The Literary Salons were a great success. Several administrators and teachers stopped in and gave their support. The highlight truly for all was when one 7th grader, a boy from Ghana who has been so shy he never spoke, read his own work. The audience remained silent and then broke into spontaneous applause. There can be some tremendous moments in teaching. The head of school collected the students’ work to include some in the yearbook.

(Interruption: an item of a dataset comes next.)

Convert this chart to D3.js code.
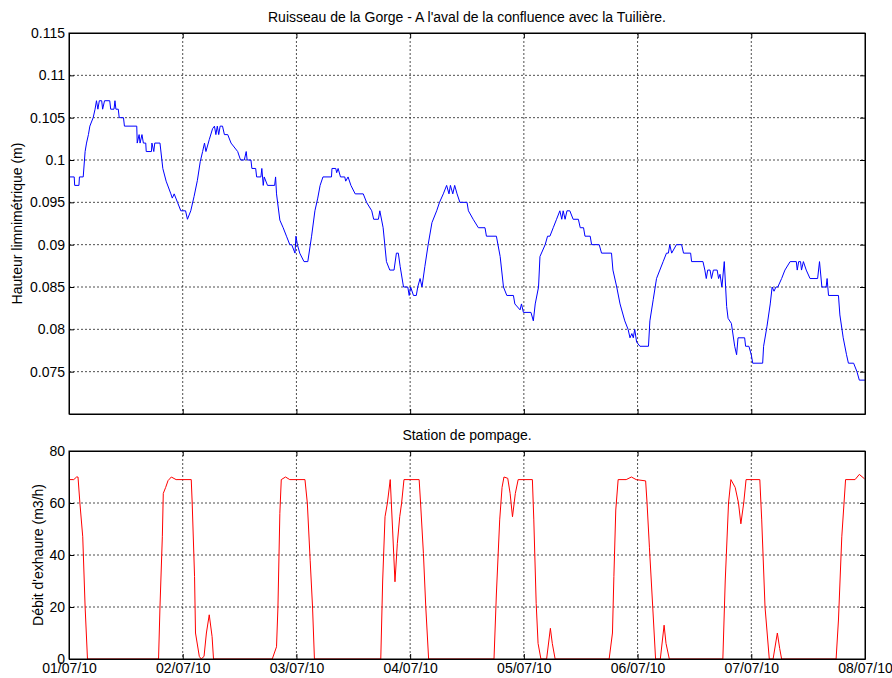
<!DOCTYPE html>
<html>
<head>
<meta charset="utf-8">
<script src="https://cdn.jsdelivr.net/npm/d3@7"></script>
<style>
  body { margin: 0; background: #fff; }
  svg text { font-family: "Liberation Sans", Arial, sans-serif; fill: #000; }
</style>
</head>
<body>
<div id="chart"></div>
<script>
const width = 892;
const height = 678;

// hours since 01/07/10 00:00
const dayHours = [0, 24, 48, 72, 96, 120, 144, 168];
const dayLabels = ["01/07/10", "02/07/10", "03/07/10", "04/07/10", "05/07/10", "06/07/10", "07/07/10", "08/07/10"];

const heightTicks = [0.075, 0.08, 0.085, 0.09, 0.095, 0.1, 0.105, 0.11, 0.115];
const flowTicks = [0, 20, 40, 60, 80];

// Hauteur limnimétrique (m): [hour, value]
const heightSeries = [
  [0,0.098],[1.1,0.098],[1.2,0.097],[2.1,0.097],[2.2,0.098],[3,0.098],[3.4,0.101],[3.7,0.102],[4.1,0.103],
  [4.4,0.104],[5.1,0.105],[5.5,0.106],[5.8,0.107],[6.1,0.106],[6.4,0.107],[6.9,0.107],[7.1,0.106],[7.5,0.107],
  [8.6,0.107],[8.8,0.106],[9.5,0.106],[9.7,0.107],[9.9,0.106],[10.4,0.106],[10.6,0.105],[11.5,0.105],[11.7,0.104],
  [14.3,0.104],[14.4,0.102],[14.8,0.103],[15.0,0.102],[15.4,0.103],[15.7,0.102],[16.2,0.102],[16.3,0.101],
  [17.4,0.101],[17.5,0.102],[17.9,0.101],[18.1,0.102],[19.2,0.102],[19.8,0.099],[20.5,0.0975],[21.5,0.096],
  [21.8,0.0955],[22.2,0.096],[22.9,0.095],[23.6,0.094],[24.6,0.094],[25.0,0.093],[25.7,0.094],[26.4,0.0957],
  [27.1,0.0976],[27.7,0.0998],[28.2,0.101],[28.6,0.102],[28.9,0.101],[29.6,0.1024],[30.3,0.1037],[30.7,0.104],
  [31.0,0.103],[31.3,0.104],[31.6,0.103],[31.9,0.104],[32.4,0.104],[32.8,0.103],[33.5,0.103],[34.2,0.102],
  [35.6,0.101],[36.2,0.1],[37,0.1],[37.4,0.101],[37.6,0.1],[38.4,0.1],[38.6,0.099],[39.4,0.099],[39.6,0.098],
  [40.5,0.098],[40.7,0.099],[41.0,0.097],[41.2,0.098],[41.9,0.097],[43.4,0.097],[43.6,0.098],[43.8,0.096],
  [44.5,0.0929],[45.2,0.092],[45.9,0.091],[46.6,0.090],[47.0,0.090],[47.7,0.089],[47.9,0.091],[48.2,0.090],
  [48.7,0.089],[49.6,0.088],[50.4,0.088],[51.2,0.091],[51.9,0.094],[52.5,0.0955],[53,0.097],[53.6,0.098],
  [55.4,0.098],[55.5,0.099],[56.3,0.099],[56.5,0.0985],[56.8,0.099],[57.3,0.098],[58.2,0.098],[58.4,0.0975],
  [58.9,0.098],[59.5,0.097],[60.4,0.096],[62.1,0.096],[62.8,0.095],[63.9,0.094],[64.3,0.093],[65.3,0.093],
  [65.6,0.094],[66.3,0.092],[67,0.088],[67.7,0.087],[68.6,0.087],[69.1,0.089],[69.5,0.089],[69.9,0.0874],
  [70.6,0.085],[71.5,0.085],[71.8,0.084],[72.1,0.085],[72.7,0.084],[73.3,0.084],[73.6,0.085],[74.1,0.086],
  [74.5,0.085],[75.1,0.0874],[75.8,0.090],[76.6,0.0926],[77.6,0.094],[78.2,0.095],[79,0.096],[79.7,0.097],
  [80.2,0.096],[80.5,0.097],[81.0,0.096],[81.4,0.097],[81.9,0.096],[82.5,0.095],[84,0.095],[84.3,0.094],
  [85.3,0.093],[86.4,0.092],[87.8,0.092],[88.1,0.091],[90.2,0.091],[91,0.0886],[91.7,0.085],[92.4,0.084],
  [93.8,0.084],[94.1,0.083],[95.2,0.0823],[95.5,0.083],[95.9,0.082],[97.5,0.082],[98,0.081],[98.4,0.083],
  [99.1,0.085],[99.4,0.0886],[100.5,0.090],[101,0.091],[101.5,0.091],[102.2,0.092],[102.9,0.093],[103.6,0.094],
  [104.0,0.093],[104.3,0.094],[104.7,0.093],[105.1,0.094],[105.7,0.094],[106.4,0.093],[107.5,0.093],
  [107.9,0.092],[108.6,0.092],[108.9,0.091],[110.0,0.091],[110.3,0.090],[111.9,0.090],[112.4,0.089],
  [114.5,0.089],[114.8,0.087],[115.6,0.085],[116.3,0.083],[117.3,0.081],[118,0.080],[118.4,0.079],
  [118.8,0.0795],[119.1,0.079],[119.4,0.080],[119.8,0.0785],[120.5,0.078],[122.3,0.078],[122.6,0.081],
  [123.3,0.0835],[124,0.086],[124.7,0.087],[125.4,0.088],[126.1,0.089],[126.5,0.089],[126.8,0.090],
  [127.2,0.089],[128.2,0.090],[129.3,0.090],[129.7,0.089],[131.2,0.089],[131.4,0.088],[133.8,0.088],
  [134.2,0.087],[134.5,0.086],[134.8,0.087],[135.3,0.087],[135.6,0.086],[136.0,0.087],[136.8,0.087],
  [137.1,0.086],[137.4,0.0865],[137.8,0.085],[138.3,0.088],[138.8,0.0827],[139.1,0.0813],[139.8,0.0807],
  [140.5,0.078],[140.9,0.077],[141.2,0.079],[142.6,0.079],[142.8,0.078],[143.5,0.078],[144,0.077],[144.3,0.076],
  [146.4,0.076],[146.6,0.078],[147.3,0.0803],[148,0.083],[148.4,0.085],[148.8,0.0845],[149.2,0.085],
  [149.6,0.085],[150.4,0.086],[151.1,0.087],[152.2,0.088],[153.5,0.088],[153.7,0.087],[154.0,0.088],
  [154.4,0.088],[154.6,0.087],[155,0.088],[155.6,0.087],[156.4,0.086],[158,0.086],[158.4,0.088],[158.9,0.085],
  [159.8,0.085],[160.0,0.086],[160.3,0.084],[162.4,0.084],[162.7,0.0817],[163.4,0.079],[164.1,0.077],
  [164.5,0.076],[165.6,0.076],[166.3,0.075],[166.8,0.074],[168,0.074]
];

// Débit d'exhaure (m3/h): [hour, value]
const flowSeries = [
  [0,69],[1,69],[1.6,70],[1.9,70],[2.3,60],[2.9,47],[3.4,20],[3.9,0],
  [18.9,0],[19.2,20],[19.7,47],[19.9,63.7],[20.4,66],[20.9,68.6],[21.6,70],[22.6,69],[25.8,69],[26,60],
  [26.5,31.7],[26.7,10],[27.5,1],[27.9,0],[28.5,1],[29,10],[29.6,17],[30.2,8.6],[30.5,0],
  [42.9,0],[43.8,4.7],[44.1,20],[44.5,56],[44.8,69],[45.7,70],[46.6,69],[49.8,69],[50.3,60],[50.9,38],
  [51.4,20],[51.8,0],
  [65.8,0],[66.2,30],[66.7,54.7],[67.2,60],[67.8,69],[68.3,49.6],[68.8,29.7],[69.3,44.5],[69.8,54.7],
  [70.2,60],[70.7,69],[73.9,69],[74.2,60],[74.8,40.6],[75.3,20],[75.9,0],
  [89.7,0],[90.2,25],[90.9,53.5],[91.4,66],[91.8,70],[92.6,69.5],[93.1,63.7],[93.6,54.7],[94.2,63.7],
  [94.8,69],[97.8,69],[98.1,53.5],[98.6,21.4],[99,6],[99.6,0],[100.8,0],[101.6,11.8],[102,6],[102.6,0],
  [114,0],[114.7,10],[115,31.7],[115.4,57.3],[115.9,69],[117.6,69],[118.7,70],[119.7,69],[121.7,68.5],
  [122,60],[122.5,43],[123.2,20],[123.8,0],[124.8,0],[125.6,13],[126,6],[126.7,0],
  [138,0],[138.5,30],[139.2,60],[139.7,69],[140.6,66],[141.3,60],[141.8,52],[142.4,60],[142.9,69],
  [145.8,69],[146.2,53.5],[146.9,20],[147.8,0],[148.6,0],[149.5,10],[150,4],[150.4,0],
  [161.9,0],[162.4,15],[163.1,47],[163.9,69],[165.9,69],[166.8,71],[167.9,69.3]
];

const svg = d3.select("#chart").append("svg")
  .attr("width", width)
  .attr("height", height);

const x = d3.scaleLinear().domain([0, 168]).range([69, 865]);
const yHeight = d3.scaleLinear().domain([0.07, 0.115]).range([414, 33]);
const yFlow = d3.scaleLinear().domain([0, 80]).range([659, 451]);

function drawPanel(y, ticks, fmt, series, color, title, ylabel, ylabelX, showDates) {
  const top = y.range()[1], bottom = y.range()[0];
  const left = x.range()[0], right = x.range()[1];
  const g = svg.append("g");

  // grid
  g.append("g").selectAll("line").data(ticks.filter(t => t > y.domain()[0] && t < y.domain()[1]))
    .join("line")
    .attr("x1", left).attr("x2", right)
    .attr("y1", d => y(d)).attr("y2", d => y(d))
    .attr("stroke", "#222").attr("stroke-width", 0.8).attr("stroke-dasharray", "2,2");
  g.append("g").selectAll("line").data(dayHours.slice(1, -1))
    .join("line")
    .attr("x1", d => x(d)).attr("x2", d => x(d))
    .attr("y1", top).attr("y2", bottom)
    .attr("stroke", "#222").attr("stroke-width", 0.8).attr("stroke-dasharray", "2,2");

  // data line
  g.append("path")
    .datum(series)
    .attr("fill", "none")
    .attr("stroke", color)
    .attr("stroke-width", 1)
    .attr("d", d3.line().x(d => x(d[0])).y(d => y(d[1])));

  // axes (MATLAB style: ticks inward on all sides)
  const ax = d3.axisLeft(y).tickValues(ticks).tickFormat(fmt).tickSizeInner(-5).tickSizeOuter(0).tickPadding(4);
  const la = g.append("g").attr("transform", `translate(${left},0)`).call(ax);
  la.selectAll("text").attr("font-size", 14);
  g.append("g").attr("transform", `translate(${right},0)`)
    .call(d3.axisRight(y).tickValues(ticks).tickFormat("").tickSizeInner(-5).tickSizeOuter(0));

  const bx = d3.axisBottom(x).tickValues(dayHours).tickSizeInner(-5).tickSizeOuter(0).tickPadding(4)
    .tickFormat((d, i) => showDates ? dayLabels[i] : "");
  const ba = g.append("g").attr("transform", `translate(0,${bottom})`).call(bx);
  ba.selectAll("text").attr("font-size", 14);
  g.append("g").attr("transform", `translate(0,${top})`)
    .call(d3.axisTop(x).tickValues(dayHours).tickFormat("").tickSizeInner(-5).tickSizeOuter(0));

  g.selectAll(".domain").attr("stroke", "#000");
  g.selectAll(".tick line").attr("stroke", "#000");

  g.append("rect")
    .attr("x", left).attr("y", top)
    .attr("width", right - left).attr("height", bottom - top)
    .attr("fill", "none").attr("stroke", "#000").attr("stroke-width", 1);

  g.append("text")
    .attr("x", (left + right) / 2).attr("y", top - 11)
    .attr("text-anchor", "middle").attr("font-size", 14)
    .text(title);

  g.append("text")
    .attr("transform", `translate(${ylabelX},${(top + bottom) / 2}) rotate(-90)`)
    .attr("text-anchor", "middle").attr("font-size", 14)
    .text(ylabel);
}

drawPanel(yHeight, heightTicks, d => String(+d.toFixed(3)), heightSeries, "#0000ff",
  "Ruisseau de la Gorge - A l'aval de la confluence avec la Tuilière.",
  "Hauteur limnimétrique (m)", 22, false);

drawPanel(yFlow, flowTicks, d => String(d), flowSeries, "#ff0000",
  "Station de pompage.",
  "Débit d'exhaure (m3/h)", 43, true);
</script>
</body>
</html>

On Wednesday, Veteran’s Day, a guest speaker, who’s served two tours in Afghanistan, addressed the entire school for about 45 minutes. He started off saying he’d answer questions except the questions “Had he ever killed anyone?” and “Did he bring his gun?” (He did not, though of course, both those questions were what the kids wanted to know.) He’s now with the military police and shared what he looks for when hiring new recruits for his job now with the military police. I took notes, thinking there might be a lesson to mine from his talk. He mentioned three things he values: a hard work ethic, breaking the rules as in being able to think outside the box, and giving back.
The assembly ended with the students giving him the school’s “Three Claps & a Stomp,” shaking the building’s foundation, and then a call and response routine that tells who they are, why they’re there, what they’re doing, etc. and frankly I think resembles military drills.
The second quarter began this week so I’m learning new names and faces. I had students select one of the values the vet presented and write how it relates to them. Many understood the hard work ethic and giving back, the breaking the rules/thinking outside the box stumped them. They are very literal in their thinking. Creative writing hopefully will expand their imaginations and at the same time give them some much needed writing skills. I brought to the administrator’s attention an article in last Sunday’s Star-Ledger about why Americans can’t write. There’s only so much I can teach in one quarter.